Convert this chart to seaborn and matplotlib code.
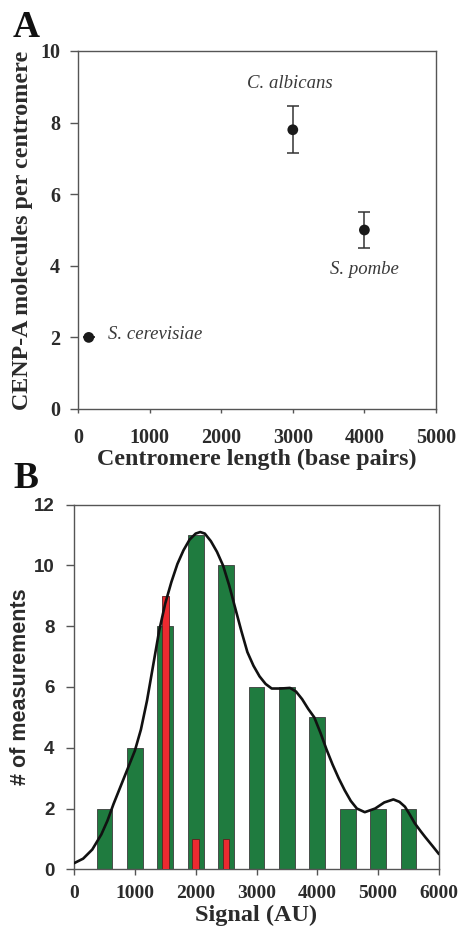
import matplotlib

matplotlib.use("Agg")
import matplotlib.pyplot as plt
import seaborn as sns
import pandas as pd

# Panel A: CENP-A molecules vs centromere length
species = ["S. cerevisiae", "C. albicans", "S. pombe"]
cen_length = [150, 3000, 4000]
cenpa_count = [2.0, 7.8, 5.0]
cenpa_err = [0.0, 0.65, 0.5]

# Panel B: histogram of measurements
green_bins = [500, 1000, 1500, 2000, 2500, 3000, 3500, 4000, 4500, 5000, 5500]
green_counts = [2, 4, 8, 11, 10, 6, 6, 5, 2, 2, 2]
red_bins = [1500, 2000, 2500]
red_counts = [9, 1, 1]

# fitted curve
curve_x = [0, 150, 300, 450, 550, 650, 750, 850, 1000, 1100, 1200, 1300,
           1400, 1500, 1600, 1700, 1800, 1900, 2000, 2075, 2150, 2250, 2350,
           2450, 2550, 2650, 2750, 2850, 2950, 3050, 3150, 3250, 3400, 3550,
           3650, 3750, 3850, 3950, 4050, 4150, 4250, 4350, 4450, 4550, 4650,
           4780, 4950, 5100, 5250, 5350, 5440, 5520, 5600, 5700, 5770, 5900,
           6000]
curve_y = [0.2, 0.35, 0.65, 1.15, 1.6, 2.15, 2.65, 3.15, 3.9, 4.6, 5.55, 6.7,
           7.85, 8.75, 9.45, 10.05, 10.5, 10.85, 11.05, 11.1, 11.05, 10.8,
           10.45, 10.0, 9.35, 8.6, 7.85, 7.15, 6.7, 6.35, 6.1, 5.95, 5.95,
           5.97, 5.85, 5.6, 5.28, 5.0, 4.5, 3.95, 3.45, 3.0, 2.6, 2.25, 2.0,
           1.88, 2.0, 2.2, 2.3, 2.22, 2.06, 1.8, 1.52, 1.25, 1.07, 0.75, 0.5]

sns.set_theme(style="ticks")
plt.rcParams["font.family"] = ["Liberation Serif", "DejaVu Serif"]

SERIF = "Liberation Serif"
SANS = "Liberation Sans"
SPINE = "#555555"
TXT = "#2b2b2b"

fig = plt.figure(figsize=(4.61, 9.33), dpi=100)
ax_a = fig.add_axes([78 / 461, 1 - 409 / 933, 358 / 461, 358 / 933])
ax_b = fig.add_axes([74 / 461, 1 - 869.3 / 933, 365 / 461, 364.6 / 933])

# ---- Panel A ----
df_a = pd.DataFrame({"length": cen_length, "count": cenpa_count, "err": cenpa_err})
ax_a.errorbar(df_a["length"], df_a["count"], yerr=df_a["err"], fmt="none",
              ecolor="#333333", elinewidth=1.1, capsize=4.5, capthick=1.1)
sns.scatterplot(data=df_a, x="length", y="count", ax=ax_a, color="#1a1a1a",
                s=60, edgecolor="none", zorder=3)

label_pos = {
    "S. cerevisiae": (425, 2.07, "left"),
    "C. albicans": (2960, 9.1, "center"),
    "S. pombe": (4000, 3.9, "center"),
}
for name in species:
    lx, ly, ha = label_pos[name]
    ax_a.text(lx, ly, name, family=SERIF, style="italic", fontsize=13.5,
              color="#3a3a3a", ha=ha, va="center")

ax_a.set_xlim(0, 5000)
ax_a.set_ylim(0, 10)
ax_a.set_xticks(range(0, 5001, 1000))
ax_a.set_yticks(range(0, 11, 2))
ax_a.set_xlabel("Centromere length (base pairs)", family=SERIF, fontsize=17.3,
                fontweight="bold", color=TXT)
ax_a.set_ylabel("CENP-A molecules per centromere", family=SERIF, fontsize=17.3,
                fontweight="bold", color=TXT)
ax_a.xaxis.set_label_coords(0.5, -0.112)
ax_a.yaxis.set_label_coords(-0.125, 0.5)
ax_a.tick_params(axis="y", direction="out", length=6, width=1, pad=7,
                 color=SPINE, labelsize=14.5, labelcolor=TXT)
ax_a.tick_params(axis="x", direction="out", length=3, width=1, pad=11,
                 color=SPINE, labelsize=14.5, labelcolor=TXT)
for lbl in ax_a.get_xticklabels() + ax_a.get_yticklabels():
    lbl.set_family(SERIF)
    lbl.set_fontweight("bold")

# ---- Panel B ----
sns.barplot(x=green_bins, y=green_counts, native_scale=True, width=0.52,
            color="#1f7b3f", saturation=1, edgecolor="#3c3c3c", linewidth=0.6,
            errorbar=None, ax=ax_b, zorder=2)
sns.barplot(x=red_bins, y=red_counts, native_scale=True, width=0.22,
            color="#ec2a30", saturation=1, edgecolor="#5a2020", linewidth=0.6,
            errorbar=None, ax=ax_b, zorder=3)
sns.lineplot(x=curve_x, y=curve_y, color="#111111", linewidth=1.9, ax=ax_b,
             zorder=4)

ax_b.set_xlim(0, 6000)
ax_b.set_ylim(0, 12)
ax_b.set_xticks(range(0, 6001, 1000))
ax_b.set_xticklabels([str(v) for v in range(0, 6001, 1000)])
ax_b.set_yticks(range(0, 13, 2))
ax_b.set_xlabel("Signal (AU)", family=SERIF, fontsize=17.5, fontweight="bold",
                color=TXT)
ax_b.set_ylabel("# of measurements", family=SANS, fontsize=15.5,
                fontweight="bold", color=TXT)
ax_b.xaxis.set_label_coords(0.5, -0.098)
ax_b.yaxis.set_label_coords(-0.118, 0.5)
ax_b.tick_params(axis="y", direction="out", length=6, width=1, pad=8,
                 color=SPINE, labelsize=13.5, labelcolor=TXT)
ax_b.tick_params(axis="x", direction="out", length=4, width=1, pad=7,
                 color=SPINE, labelsize=14, labelcolor=TXT)
for lbl in ax_b.get_xticklabels():
    lbl.set_family(SERIF)
    lbl.set_fontweight("bold")
for lbl in ax_b.get_yticklabels():
    lbl.set_family(SANS)
    lbl.set_fontweight("bold")

for ax in (ax_a, ax_b):
    for sp in ax.spines.values():
        sp.set_visible(True)
        sp.set_color(SPINE)
        sp.set_linewidth(1.0)

# panel letters
fig.text(13 / 461, 1 - 37 / 933, "A", family=SERIF, fontsize=27,
         fontweight="bold", color="#111111", va="baseline")
fig.text(13 / 461, 1 - 488 / 933, "B", family=SERIF, fontsize=27,
         fontweight="bold", color="#111111", va="baseline")

fig.savefig("out.png", dpi=100, facecolor="white")
plt.close(fig)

** Direction **
Give an exact reproduction of every line, leaving out any picture.

** Exercise solution **
Convert this chart to seaborn and matplotlib code.
import matplotlib

matplotlib.use("Agg")
import matplotlib.pyplot as plt
import seaborn as sns
import pandas as pd

# Panel A: CENP-A molecules vs centromere length
species = ["S. cerevisiae", "C. albicans", "S. pombe"]
cen_length = [150, 3000, 4000]
cenpa_count = [2.0, 7.8, 5.0]
cenpa_err = [0.0, 0.65, 0.5]

# Panel B: histogram of measurements
green_bins = [500, 1000, 1500, 2000, 2500, 3000, 3500, 4000, 4500, 5000, 5500]
green_counts = [2, 4, 8, 11, 10, 6, 6, 5, 2, 2, 2]
red_bins = [1500, 2000, 2500]
red_counts = [9, 1, 1]

# fitted curve
curve_x = [0, 150, 300, 450, 550, 650, 750, 850, 1000, 1100, 1200, 1300,
           1400, 1500, 1600, 1700, 1800, 1900, 2000, 2075, 2150, 2250, 2350,
           2450, 2550, 2650, 2750, 2850, 2950, 3050, 3150, 3250, 3400, 3550,
           3650, 3750, 3850, 3950, 4050, 4150, 4250, 4350, 4450, 4550, 4650,
           4780, 4950, 5100, 5250, 5350, 5440, 5520, 5600, 5700, 5770, 5900,
           6000]
curve_y = [0.2, 0.35, 0.65, 1.15, 1.6, 2.15, 2.65, 3.15, 3.9, 4.6, 5.55, 6.7,
           7.85, 8.75, 9.45, 10.05, 10.5, 10.85, 11.05, 11.1, 11.05, 10.8,
           10.45, 10.0, 9.35, 8.6, 7.85, 7.15, 6.7, 6.35, 6.1, 5.95, 5.95,
           5.97, 5.85, 5.6, 5.28, 5.0, 4.5, 3.95, 3.45, 3.0, 2.6, 2.25, 2.0,
           1.88, 2.0, 2.2, 2.3, 2.22, 2.06, 1.8, 1.52, 1.25, 1.07, 0.75, 0.5]

sns.set_theme(style="ticks")
plt.rcParams["font.family"] = ["Liberation Serif", "DejaVu Serif"]

SERIF = "Liberation Serif"
SANS = "Liberation Sans"
SPINE = "#555555"
TXT = "#2b2b2b"

fig = plt.figure(figsize=(4.61, 9.33), dpi=100)
ax_a = fig.add_axes([78 / 461, 1 - 409 / 933, 358 / 461, 358 / 933])
ax_b = fig.add_axes([74 / 461, 1 - 869.3 / 933, 365 / 461, 364.6 / 933])

# ---- Panel A ----
df_a = pd.DataFrame({"length": cen_length, "count": cenpa_count, "err": cenpa_err})
ax_a.errorbar(df_a["length"], df_a["count"], yerr=df_a["err"], fmt="none",
              ecolor="#333333", elinewidth=1.1, capsize=4.5, capthick=1.1)
sns.scatterplot(data=df_a, x="length", y="count", ax=ax_a, color="#1a1a1a",
                s=60, edgecolor="none", zorder=3)

label_pos = {
    "S. cerevisiae": (425, 2.07, "left"),
    "C. albicans": (2960, 9.1, "center"),
    "S. pombe": (4000, 3.9, "center"),
}
for name in species:
    lx, ly, ha = label_pos[name]
    ax_a.text(lx, ly, name, family=SERIF, style="italic", fontsize=13.5,
              color="#3a3a3a", ha=ha, va="center")

ax_a.set_xlim(0, 5000)
ax_a.set_ylim(0, 10)
ax_a.set_xticks(range(0, 5001, 1000))
ax_a.set_yticks(range(0, 11, 2))
ax_a.set_xlabel("Centromere length (base pairs)", family=SERIF, fontsize=17.3,
                fontweight="bold", color=TXT)
ax_a.set_ylabel("CENP-A molecules per centromere", family=SERIF, fontsize=17.3,
                fontweight="bold", color=TXT)
ax_a.xaxis.set_label_coords(0.5, -0.112)
ax_a.yaxis.set_label_coords(-0.125, 0.5)
ax_a.tick_params(axis="y", direction="out", length=6, width=1, pad=7,
                 color=SPINE, labelsize=14.5, labelcolor=TXT)
ax_a.tick_params(axis="x", direction="out", length=3, width=1, pad=11,
                 color=SPINE, labelsize=14.5, labelcolor=TXT)
for lbl in ax_a.get_xticklabels() + ax_a.get_yticklabels():
    lbl.set_family(SERIF)
    lbl.set_fontweight("bold")

# ---- Panel B ----
sns.barplot(x=green_bins, y=green_counts, native_scale=True, width=0.52,
            color="#1f7b3f", saturation=1, edgecolor="#3c3c3c", linewidth=0.6,
            errorbar=None, ax=ax_b, zorder=2)
sns.barplot(x=red_bins, y=red_counts, native_scale=True, width=0.22,
            color="#ec2a30", saturation=1, edgecolor="#5a2020", linewidth=0.6,
            errorbar=None, ax=ax_b, zorder=3)
sns.lineplot(x=curve_x, y=curve_y, color="#111111", linewidth=1.9, ax=ax_b,
             zorder=4)

ax_b.set_xlim(0, 6000)
ax_b.set_ylim(0, 12)
ax_b.set_xticks(range(0, 6001, 1000))
ax_b.set_xticklabels([str(v) for v in range(0, 6001, 1000)])
ax_b.set_yticks(range(0, 13, 2))
ax_b.set_xlabel("Signal (AU)", family=SERIF, fontsize=17.5, fontweight="bold",
                color=TXT)
ax_b.set_ylabel("# of measurements", family=SANS, fontsize=15.5,
                fontweight="bold", color=TXT)
ax_b.xaxis.set_label_coords(0.5, -0.098)
ax_b.yaxis.set_label_coords(-0.118, 0.5)
ax_b.tick_params(axis="y", direction="out", length=6, width=1, pad=8,
                 color=SPINE, labelsize=13.5, labelcolor=TXT)
ax_b.tick_params(axis="x", direction="out", length=4, width=1, pad=7,
                 color=SPINE, labelsize=14, labelcolor=TXT)
for lbl in ax_b.get_xticklabels():
    lbl.set_family(SERIF)
    lbl.set_fontweight("bold")
for lbl in ax_b.get_yticklabels():
    lbl.set_family(SANS)
    lbl.set_fontweight("bold")

for ax in (ax_a, ax_b):
    for sp in ax.spines.values():
        sp.set_visible(True)
        sp.set_color(SPINE)
        sp.set_linewidth(1.0)

# panel letters
fig.text(13 / 461, 1 - 37 / 933, "A", family=SERIF, fontsize=27,
         fontweight="bold", color="#111111", va="baseline")
fig.text(13 / 461, 1 - 488 / 933, "B", family=SERIF, fontsize=27,
         fontweight="bold", color="#111111", va="baseline")

fig.savefig("out.png", dpi=100, facecolor="white")
plt.close(fig)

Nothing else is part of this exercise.